▶ WHAT TO DO
Begin with the first line of the material and copy each line word for word through the line that contains "0.90, 0.95, 1.00, 1.05, 1.10, 1.13];"; the pictures are left out.
[Start SUPPLIED DATA]
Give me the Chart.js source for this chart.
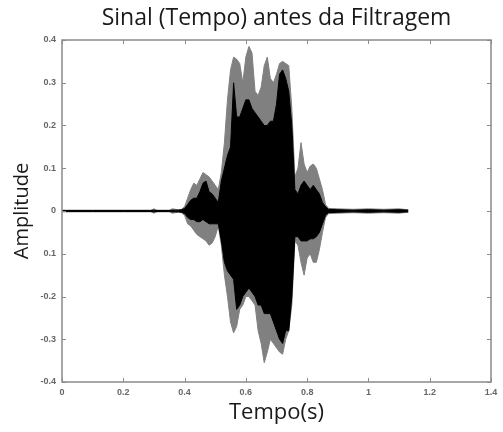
<!DOCTYPE html>
<html lang="pt">
<head>
    <meta charset="UTF-8">
    <title>Sinal (Tempo) antes da Filtragem</title>
    <script src="https://cdn.jsdelivr.net/npm/chart.js"></script>
    <style>
        html, body { margin: 0; padding: 0; background: #fff; }
        #wrap { width: 503px; height: 432px; }
    </style>
</head>
<body>
    <div id="wrap"><canvas id="sinal" width="503" height="432"></canvas></div>
    <script>
        // time samples (s)
        const times = [0, 0.1, 0.2, 0.29, 0.30, 0.31, 0.35, 0.36, 0.37, 0.38, 0.39,
            0.40, 0.41, 0.42, 0.43, 0.44, 0.45, 0.46, 0.47, 0.48, 0.49,
            0.50, 0.51, 0.52, 0.53, 0.54, 0.55, 0.56, 0.57, 0.58, 0.59,
            0.60, 0.61, 0.62, 0.63, 0.64, 0.65, 0.66, 0.67, 0.68, 0.69,
            0.70, 0.71, 0.72, 0.73, 0.74, 0.75, 0.76, 0.77, 0.78, 0.79,
            0.80, 0.81, 0.82, 0.83, 0.84, 0.85, 0.86, 0.87,
            0.90, 0.95, 1.00, 1.05, 1.10, 1.13];

        // outer (grey) envelope of the waveform
        const outerTop = [0.002, 0.002, 0.002, 0.002, 0.005, 0.002, 0.002, 0.005, 0.004, 0.003, 0.004,
            0.01, 0.03, 0.05, 0.065, 0.06, 0.075, 0.09, 0.085, 0.08, 0.07,
            0.06, 0.05, 0.09, 0.16, 0.26, 0.33, 0.36, 0.355, 0.345, 0.30,
            0.36, 0.385, 0.37, 0.28, 0.27, 0.29, 0.34, 0.36, 0.31, 0.30,
            0.32, 0.345, 0.35, 0.345, 0.34, 0.24, 0.08, 0.10, 0.16, 0.11,
            0.09, 0.105, 0.11, 0.10, 0.075, 0.05, 0.015, 0.006,
            0.005, 0.004, 0.005, 0.004, 0.005, 0.003];
        const outerBottom = [-0.002, -0.002, -0.002, -0.002, -0.005, -0.002, -0.002, -0.005, -0.004, -0.003, -0.004,
            -0.01, -0.03, -0.035, -0.045, -0.055, -0.06, -0.065, -0.07, -0.08, -0.075,
            -0.06, -0.035, -0.08, -0.15, -0.2, -0.26, -0.285, -0.27, -0.23, -0.22,
            -0.2, -0.2, -0.21, -0.22, -0.28, -0.31, -0.355, -0.33, -0.30, -0.31,
            -0.32, -0.33, -0.335, -0.30, -0.28, -0.22, -0.07, -0.08, -0.12, -0.15,
            -0.11, -0.1, -0.12, -0.12, -0.09, -0.05, -0.015, -0.006,
            -0.005, -0.004, -0.005, -0.004, -0.005, -0.003];

        // dense (black) core of the waveform
        const coreTop = [0.001, 0.001, 0.001, 0.001, 0.002, 0.001, 0.001, 0.002, 0.002, 0.002, 0.003,
            0.006, 0.015, 0.025, 0.03, 0.03, 0.045, 0.065, 0.07, 0.045, 0.04,
            0.03, 0.02, 0.07, 0.10, 0.13, 0.15, 0.30, 0.22, 0.22, 0.24,
            0.26, 0.26, 0.24, 0.23, 0.22, 0.21, 0.20, 0.20, 0.21, 0.21,
            0.25, 0.32, 0.33, 0.31, 0.28, 0.20, 0.05, 0.04, 0.06, 0.07,
            0.06, 0.05, 0.06, 0.05, 0.04, 0.02, 0.01, 0.004,
            0.003, 0.002, 0.003, 0.002, 0.003, 0.002];
        const coreBottom = [-0.001, -0.001, -0.001, -0.001, -0.002, -0.001, -0.001, -0.002, -0.002, -0.002, -0.003,
            -0.006, -0.015, -0.02, -0.02, -0.025, -0.025, -0.02, -0.025, -0.03, -0.03,
            -0.03, -0.03, -0.07, -0.12, -0.14, -0.15, -0.16, -0.23, -0.22, -0.20,
            -0.19, -0.18, -0.19, -0.2, -0.22, -0.22, -0.24, -0.24, -0.24, -0.26,
            -0.28, -0.30, -0.31, -0.28, -0.28, -0.2, -0.06, -0.06, -0.07, -0.07,
            -0.07, -0.065, -0.065, -0.06, -0.05, -0.03, -0.01, -0.004,
            -0.003, -0.002, -0.003, -0.002, -0.003, -0.002];

        // tick labels as printed on the original figure (bottom to top)
        const xTickLabels = ['0', '0.2', '0.4', '0.6', '0.8', '1', '1.2', '1.4'];
        const yTickLabels = ['-0.4', '-0.3', '-0.2', '0.1', '0', '0.1', '0.2', '0.3', '0.4'];

        function series(values) {
            return times.map((t, i) => ({ x: t, y: values[i] }));
        }

        function envelope(values, color, order) {
            return {
                data: series(values),
                borderColor: color,
                backgroundColor: color,
                borderWidth: 1,
                pointRadius: 0,
                tension: 0,
                fill: 'origin',
                order: order
            };
        }

        // box round the plot with inward ticks, like the original
        const frame = {
            id: 'frame',
            afterDatasetsDraw(chart) {
                const ctx = chart.ctx;
                const a = chart.chartArea;
                const xs = chart.scales.x;
                const ys = chart.scales.y;
                ctx.save();
                ctx.strokeStyle = '#8a8a8a';
                ctx.lineWidth = 1.5;
                ctx.strokeRect(a.left, a.top, a.right - a.left, a.bottom - a.top);
                ctx.lineWidth = 1;
                ctx.beginPath();
                xs.ticks.forEach(tk => {
                    const px = Math.round(xs.getPixelForValue(tk.value)) + 0.5;
                    ctx.moveTo(px, a.bottom); ctx.lineTo(px, a.bottom - 4);
                    ctx.moveTo(px, a.top); ctx.lineTo(px, a.top + 4);
                });
                ys.ticks.forEach(tk => {
                    const py = Math.round(ys.getPixelForValue(tk.value)) + 0.5;
                    ctx.moveTo(a.left, py); ctx.lineTo(a.left + 4, py);
                    ctx.moveTo(a.right, py); ctx.lineTo(a.right - 4, py);
                });
                ctx.stroke();
                ctx.restore();
            }
        };

        const tickFont = { family: 'Liberation Sans', size: 9, weight: 'bold' };

        new Chart(document.getElementById('sinal'), {
            type: 'line',
            data: {
                datasets: [
                    envelope(outerTop, '#808080', 2),
                    envelope(outerBottom, '#808080', 2),
                    envelope(coreTop, '#000000', 1),
                    envelope(coreBottom, '#000000', 1)
                ]
            },
            options: {
                responsive: false,
                animation: false,
                layout: { padding: { left: 0, right: 12, top: 0, bottom: 0 } },
                plugins: {
                    legend: { display: false },
                    tooltip: { enabled: false },
                    title: {
                        display: true,
                        fullSize: false,
                        text: 'Sinal (Tempo) antes da Filtragem',
                        color: '#1a1a1a',
                        font: { family: 'Open Sans', size: 23, weight: 'normal', lineHeight: 1.2 },
                        padding: { top: 5, bottom: 7.4 }
                    }
                },
                scales: {
                    x: {
                        type: 'linear',
                        min: 0,
                        max: 1.4,
                        grid: { display: false, drawTicks: false },
                        border: { display: false },
                        ticks: {
                            stepSize: 0.2,
                            padding: 5,
                            color: '#666',
                            font: tickFont,
                            maxRotation: 0,
                            callback: (v) => xTickLabels[Math.round(v / 0.2)]
                        },
                        title: {
                            display: true,
                            text: 'Tempo(s)',
                            color: '#1a1a1a',
                            font: { family: 'Open Sans', size: 22, lineHeight: 1.2 },
                            padding: { top: 0, bottom: 6 }
                        },
                        afterFit: (s) => { s.height = 50; }
                    },
                    y: {
                        min: -0.4,
                        max: 0.4,
                        grid: { display: false, drawTicks: false },
                        border: { display: false },
                        ticks: {
                            stepSize: 0.1,
                            padding: 6,
                            color: '#666',
                            font: tickFont,
                            callback: (v) => yTickLabels[Math.round((v + 0.4) / 0.1)]
                        },
                        title: {
                            display: true,
                            text: 'Amplitude',
                            color: '#1a1a1a',
                            font: { family: 'Open Sans', size: 20, lineHeight: 1.2 },
                            padding: { top: 10, bottom: 0 }
                        },
                        afterFit: (s) => { s.width = 62; }
                    }
                }
            },
            plugins: [frame]
        });
    </script>
</body>
</html>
[End SUPPLIED DATA]
▶ CORRECT RESPONSE
Give me the Chart.js source for this chart.
<!DOCTYPE html>
<html lang="pt">
<head>
    <meta charset="UTF-8">
    <title>Sinal (Tempo) antes da Filtragem</title>
    <script src="https://cdn.jsdelivr.net/npm/chart.js"></script>
    <style>
        html, body { margin: 0; padding: 0; background: #fff; }
        #wrap { width: 503px; height: 432px; }
    </style>
</head>
<body>
    <div id="wrap"><canvas id="sinal" width="503" height="432"></canvas></div>
    <script>
        // time samples (s)
        const times = [0, 0.1, 0.2, 0.29, 0.30, 0.31, 0.35, 0.36, 0.37, 0.38, 0.39,
            0.40, 0.41, 0.42, 0.43, 0.44, 0.45, 0.46, 0.47, 0.48, 0.49,
            0.50, 0.51, 0.52, 0.53, 0.54, 0.55, 0.56, 0.57, 0.58, 0.59,
            0.60, 0.61, 0.62, 0.63, 0.64, 0.65, 0.66, 0.67, 0.68, 0.69,
            0.70, 0.71, 0.72, 0.73, 0.74, 0.75, 0.76, 0.77, 0.78, 0.79,
            0.80, 0.81, 0.82, 0.83, 0.84, 0.85, 0.86, 0.87,
            0.90, 0.95, 1.00, 1.05, 1.10, 1.13];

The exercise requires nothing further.